“Senior Picture Day”: Beauty Standards and the Struggle to Fit In

It is difficult to justify irrational acts—after all, they are irrational. Thus, perhaps it may seem bizarre to most people that the narrator in “Senior Picture Day” feels the need to regularly squeeze her nose, purely to change its appearance. Of course, teenagers have always been known to do unusual things by nature. However, irrational acts can also be attributed to external factors, not just to the inexperience that accompanies youthfulness. In the case of the narrator, her daily nose-squeezing is spurred by hurtful comments made by her best friend Terri. The reason that the narrator feels the need to squeeze her nose is to fit a certain standard of beauty that doesn’t construe Indian-like facial features as attractive, one that Terri would approve of.

The standard of beauty in the narrator’s case is established based on her location. She lives in California, and accordingly identifies as a Californian. In fact, she reflects this identity in her desired CB handle, as she tells Terri: “When we were in her room, I told her I had decided on Cali Girl as my handle” (31). Terri immediately questions this choice, reminding the narrator of her heritage and describing her own idea of Californian beauty standards: “But you’re Mexican. . .you look like you’re more from Mexico than California. . .I mean, California is like, blond girls, you know. . . It’s just that you don’t look like you’re from California” (31). It becomes abundantly clear from her statements that Terri has an ideal appearance in her mind when she thinks of a girl from California: someone who is ‘blond’ and isn’t visibly of Mexican heritage. Terri eventually specifies what makes the narrator look like an ‘Indian’ when the boy on the CB radio (‘Lightning Bolt’) inquires about the narrator’s appearance, ultimately triggering her irrational nose-squeezing. According to Terri, the narrator is “. . . really skinny and, uh . . . She’s also sorta flat-chested . . . she also has this, this nose, a nose like . . . like an Indian. . .you know . . Like powwow Indian” (32). To some, it may not be immediately apparent why these features are considered unattractive, because attractiveness is something that is entirely subjective and largely varies depending on perception. In this case, however, Lightning Bolt’s response is one that confirms the unattractiveness of these traits according to the idea of Californian beauty standards: “Lightning Bolt laughed on the other end. ‘Like Woo-Woo-Woo Indian?’ He clapped his palm over his mouth and wailed. A sound I knew all too well” (32). The fact that the narrator considers Lightning Bolt’s laughter and ‘wailing’ in response to her appearance to be a familiar sound implies that she has witnessed such a reaction before. In this instance, however, it is the breaking point and finally pushes her to do something about how she is viewed.

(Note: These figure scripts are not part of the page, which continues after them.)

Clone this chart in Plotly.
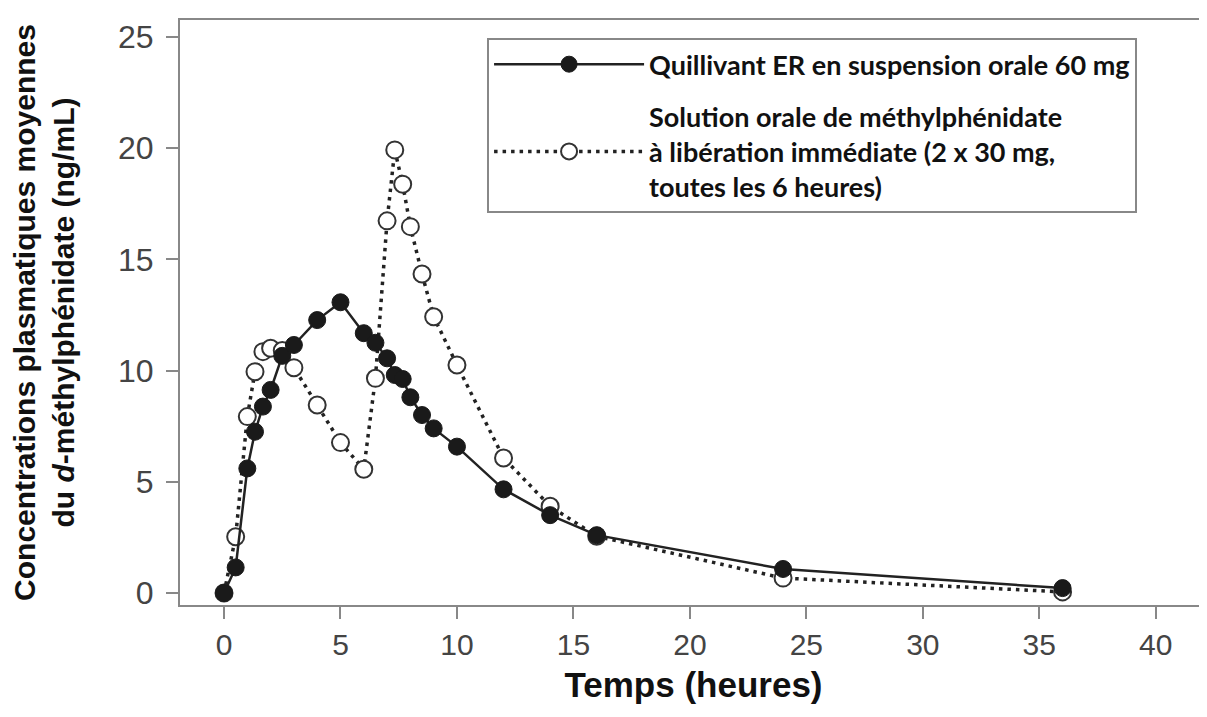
import plotly.graph_objects as go

# Quillivant ER 60 mg (filled circles)
er_time = [0, 0.5, 1, 1.33, 1.67, 2, 2.5, 3, 4, 5, 6, 6.5, 7, 7.33, 7.67, 8, 8.5, 9, 10, 12, 14, 16, 24, 36]
er_conc = [0, 1.15, 5.6, 7.25, 8.38, 9.13, 10.66, 11.15, 12.27, 13.07, 11.68, 11.25, 10.55, 9.8, 9.62, 8.8, 8.0, 7.4, 6.58, 4.66, 3.5, 2.6, 1.08, 0.22]

# Immediate-release methylphenidate 2 x 30 mg (open circles)
ir_time = [0, 0.5, 1, 1.33, 1.67, 2, 2.5, 3, 4, 5, 6, 6.5, 7, 7.33, 7.67, 8, 8.5, 9, 10, 12, 14, 16, 24, 36]
ir_conc = [0, 2.53, 7.93, 9.95, 10.85, 11.0, 10.9, 10.13, 8.45, 6.76, 5.56, 9.65, 16.73, 19.92, 18.38, 16.47, 14.34, 12.42, 10.25, 6.07, 3.9, 2.55, 0.67, 0.05]

er_name = "Quillivant ER en suspension orale 60 mg"
ir_name = "Solution orale de méthylphénidate<br>à libération immédiate (2 x 30 mg,<br>toutes les 6 heures)"

x_ticks = [0, 5, 10, 15, 20, 25, 30, 35, 40]
y_ticks = [0, 5, 10, 15, 20, 25]

fig = go.Figure()
fig.add_trace(go.Scatter(
    x=ir_time, y=ir_conc, name=ir_name, mode="lines+markers", legendgroup="ir", legendrank=2,
    line=dict(color="#222222", width=3.5, dash="3.5px,5px"),
    marker=dict(symbol="circle", size=17, color="white",
                line=dict(color="#333333", width=2)),
))
fig.add_trace(go.Scatter(
    x=er_time, y=er_conc, name=er_name, mode="lines+markers", legendgroup="er", legendrank=1,
    line=dict(color="#222222", width=2.5),
    marker=dict(symbol="circle", size=17, color="#1a1a1a",
                line=dict(color="#1a1a1a", width=1)),
))

fig.update_layout(
    width=1199, height=709,
    margin=dict(l=172, r=0, t=12, b=112, autoexpand=False),
    paper_bgcolor="white", plot_bgcolor="white",
    font=dict(family="Liberation Sans, Arial, sans-serif", color="#111111"),
    legend=dict(
        x=0.299, y=0.969, xanchor="left", yanchor="top",
        bgcolor="white", bordercolor="#888888", borderwidth=2,
        font=dict(family="Lato, Open Sans, sans-serif", size=27, color="#111111", weight="bold"),
        traceorder="grouped", tracegroupgap=14, itemwidth=150,
        itemsizing="trace",
    ),
    xaxis=dict(
        range=[-1.89, 42.2], tickvals=x_ticks, ticktext=[str(v) for v in x_ticks],
        showgrid=False, zeroline=False,
        showline=True, linecolor="#888888", linewidth=2, mirror=True,
        ticks="outside", ticklen=12, tickwidth=1.5, tickcolor="#888888",
        tickfont=dict(family="Liberation Sans Narrow, Arial Narrow, Liberation Sans, sans-serif", size=30, color="#444444"),
        title=dict(text="<b>Temps (heures)</b>", font=dict(family="Liberation Sans, Arial, sans-serif", size=35, color="#111111"), standoff=12),
    ),
    yaxis=dict(
        range=[-0.54, 25.76], tickvals=y_ticks, ticktext=[str(v) for v in y_ticks],
        showgrid=False, zeroline=False,
        showline=True, linecolor="#888888", linewidth=2,
        ticks="outside", ticklen=12, tickwidth=1.5, tickcolor="#888888",
        ticklabelstandoff=6,
        tickfont=dict(family="Liberation Sans, Arial, sans-serif", size=32, color="#444444"),
        title=dict(text="<b>Concentrations plasmatiques moyennes<br>du <i>d</i>-méthylphénidate (ng/mL)</b>",
                   font=dict(family="Liberation Sans, Arial, sans-serif", size=30, color="#111111"), standoff=38),
    ),
    showlegend=True,
)

fig.write_html("out.html")
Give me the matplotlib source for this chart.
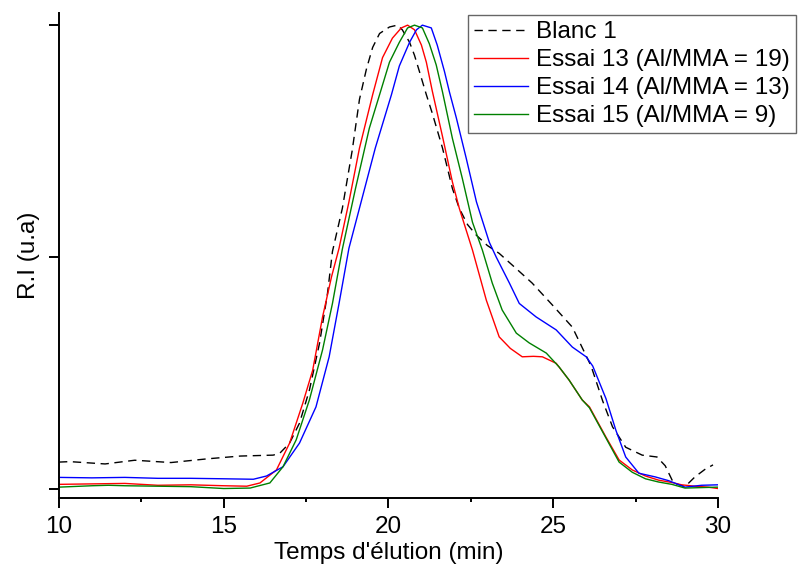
import matplotlib
matplotlib.use("Agg")
import matplotlib.pyplot as plt
from matplotlib.ticker import MultipleLocator

plt.rcParams['font.family'] = ['Liberation Sans', 'DejaVu Sans']

# Elution time (min) and normalised RI signal for each chromatogram
blanc_x = [10, 10.33, 11.4, 12.3, 13.4, 14.5, 15.5, 16.5, 16.7, 17.0, 17.3, 17.6,
           17.91, 18.15, 18.3, 18.6, 18.9, 19.12, 19.33, 19.52, 19.73, 20.03, 20.27,
           20.42, 20.64, 20.79, 20.94, 21.15, 21.33, 21.64, 21.94, 22.15, 22.4,
           22.67, 23.0, 23.36, 23.8, 24.36, 24.97, 25.58, 26.15, 26.5, 26.8, 27.2,
           27.7, 28.15, 28.4, 28.65, 29.0, 29.3, 29.6, 29.85]
blanc_y = [0.058, 0.059, 0.054, 0.062, 0.057, 0.065, 0.071, 0.073, 0.077, 0.099,
           0.142, 0.213, 0.315, 0.422, 0.512, 0.605, 0.73, 0.84, 0.905, 0.952,
           0.982, 0.996, 1.0, 0.99, 0.963, 0.935, 0.9, 0.85, 0.81, 0.735, 0.648,
           0.605, 0.57, 0.547, 0.525, 0.508, 0.48, 0.444, 0.397, 0.349, 0.265, 0.19,
           0.134, 0.09, 0.073, 0.069, 0.05, 0.013, 0.005, 0.026, 0.042, 0.052]

e13_x = [10, 11, 12, 13, 14, 15, 15.7, 16.1, 16.6, 17.0, 17.4, 17.7, 18.0, 18.27,
         18.5, 18.8, 19.12, 19.52, 19.82, 20.12, 20.39, 20.58, 20.79, 21.0, 21.15,
         21.33, 21.64, 21.94, 22.15, 22.55, 22.97, 23.36, 23.7, 24.06, 24.4, 24.67,
         25.09, 25.48, 25.88, 26.1, 26.6, 27.0, 27.4, 27.8, 28.2, 28.6, 28.9, 29.3,
         29.7, 30]
e13_y = [0.010, 0.011, 0.012, 0.008, 0.009, 0.007, 0.006, 0.013, 0.041, 0.099,
         0.185, 0.256, 0.371, 0.457, 0.519, 0.619, 0.735, 0.85, 0.93, 0.972, 0.994,
         1.0, 0.99, 0.957, 0.92, 0.858, 0.76, 0.662, 0.605, 0.515, 0.407, 0.328,
         0.303, 0.285, 0.286, 0.285, 0.271, 0.235, 0.192, 0.177, 0.112, 0.0625,
         0.041, 0.028, 0.019, 0.014, 0.009, 0.006, 0.004, 0.001]

e14_x = [10, 11, 12, 13, 14, 15, 15.9, 16.3, 16.8, 17.3, 17.8, 18.2, 18.5, 18.8,
         19.2, 19.6, 20.09, 20.33, 20.64, 20.85, 21.03, 21.3, 21.48, 21.7, 21.85,
         22.06, 22.36, 22.67, 23.06, 23.27, 23.67, 23.97, 24.48, 25.09, 25.58, 26.0,
         26.2, 26.6, 26.9, 27.2, 27.6, 28.1, 28.5, 29.0, 29.5, 30]
e14_y = [0.025, 0.024, 0.025, 0.023, 0.023, 0.022, 0.021, 0.028, 0.048, 0.099,
         0.177, 0.285, 0.40, 0.519, 0.627, 0.735, 0.85, 0.912, 0.963, 0.99, 1.0,
         0.994, 0.957, 0.9, 0.856, 0.80, 0.713, 0.619, 0.532, 0.5, 0.444, 0.40,
         0.371, 0.343, 0.306, 0.285, 0.265, 0.195, 0.127, 0.069, 0.034, 0.026,
         0.018, 0.004, 0.008, 0.009]

e15_x = [10, 11, 11.5, 12, 13, 14, 15, 15.8, 16.4, 16.8, 17.2, 17.6, 18.0, 18.3,
         18.6, 19.0, 19.42, 19.73, 20.03, 20.33, 20.58, 20.79, 21.03, 21.24, 21.45,
         21.64, 21.94, 22.24, 22.55, 22.85, 23.15, 23.45, 23.88, 24.27, 24.79,
         25.18, 25.48, 25.88, 26.1, 26.6, 27.0, 27.4, 27.8, 28.2, 28.6, 29.0, 29.5,
         30]
e15_y = [0.004, 0.007, 0.008, 0.007, 0.006, 0.005, 0.001, 0.002, 0.013, 0.048,
         0.106, 0.192, 0.30, 0.40, 0.517, 0.648, 0.778, 0.85, 0.92, 0.963, 0.994,
         1.0, 0.994, 0.96, 0.914, 0.856, 0.756, 0.67, 0.575, 0.515, 0.444, 0.386,
         0.336, 0.315, 0.293, 0.263, 0.235, 0.192, 0.175, 0.11, 0.058, 0.036, 0.022,
         0.015, 0.010, 0.002, 0.003, 0.004]

labels = ["Blanc 1", "Essai 13 (Al/MMA = 19)", "Essai 14 (Al/MMA = 13)",
          "Essai 15 (Al/MMA = 9)"]

fig = plt.figure(figsize=(7.98, 5.69), dpi=100)
ax = fig.add_axes([0.0739, 0.1248, 0.8258, 0.8522])

ax.plot(blanc_x, blanc_y, color="black", lw=1.0, dashes=(6, 4), label=labels[0])
ax.plot(e13_x, e13_y, color="#ff0000", lw=1.0, label=labels[1])
ax.plot(e14_x, e14_y, color="#0000ff", lw=1.0, label=labels[2])
ax.plot(e15_x, e15_y, color="#008000", lw=1.0, label=labels[3])

ax.set_xlim(10, 30)
ax.set_ylim(-0.0194, 1.026)
ax.xaxis.set_major_locator(MultipleLocator(5))
ax.xaxis.set_minor_locator(MultipleLocator(2.5))
ax.set_yticks([0, 0.5, 1.0])
ax.set_yticklabels([])

for side in ("top", "right"):
    ax.spines[side].set_visible(False)
for side in ("left", "bottom"):
    ax.spines[side].set_linewidth(1.4)

ax.tick_params(axis="both", which="major", direction="out", length=7, width=1.4,
               labelsize=17.5, colors="black")
ax.tick_params(axis="x", which="minor", direction="out", length=3, width=1.4)
ax.tick_params(axis="x", pad=6)

ax.set_xlabel("Temps d'élution (min)", fontsize=17.5, labelpad=3)
ax.set_ylabel("R.I (u.a)", fontsize=17.5, labelpad=3)

leg = fig.legend(loc="upper right", bbox_to_anchor=(0.997, 0.9736), fontsize=17.5,
                 frameon=True, fancybox=False, framealpha=1, edgecolor="#666666",
                 handlelength=2.2, handletextpad=0.33, labelspacing=0.25,
                 borderpad=0.25, borderaxespad=0)
leg.get_frame().set_linewidth(1.0)

fig.savefig("out.png", dpi=100)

In a way, the narrator still values Terri’s approval of her appearance, even though she cuts ties with Terri after her rude remarks. She describes how, years later, Terri’s comments still affect her: “And so that’s how the squeezing began. . .I eventually stopped hanging out with Terri. . .I know it’s been almost four years since she said all that stuff about me, about my nose, but man, it still stings” (32). Through the act of habitually squeezing her nose, she is essentially confirming Terri’s comments about looking Indian. On several occasions, the narrator describes the value she puts into having a narrower nose, one that doesn’t look Indian: “Every morning with my thumb and forefinger I squeeze the sides of it. . .you might think it’s just a total waste of time, but . . . I do see the difference. . .I look less Indian, and you can bet that’s the main goal here” (30). The fact that she considers having a slimmer, less “Indian” nose suggests that Terri’s remarks still carry significant weight, many years later. Thus, the narrator successfully finds a way to fit an established beauty standard, albeit in an irrational and unusual manner.

Though she considers herself to be a ‘California girl’, the narrator is denied this status on the basis of her resemblance to an Indian and her Mexican heritage. Terri specifically targets her nose and hurts the narrator’s feeling after describing it to Lightning Bolt, who also responds in a hurtful manner. Despite cutting off her friendship with Terri, the narrator essentially still holds Terri’s opinion in high regard through the act of squeezing her nose daily. Ultimately, it is clear that the narrator responds irrationally to negative comments about her appearance, motivated by her strong desire to fit in.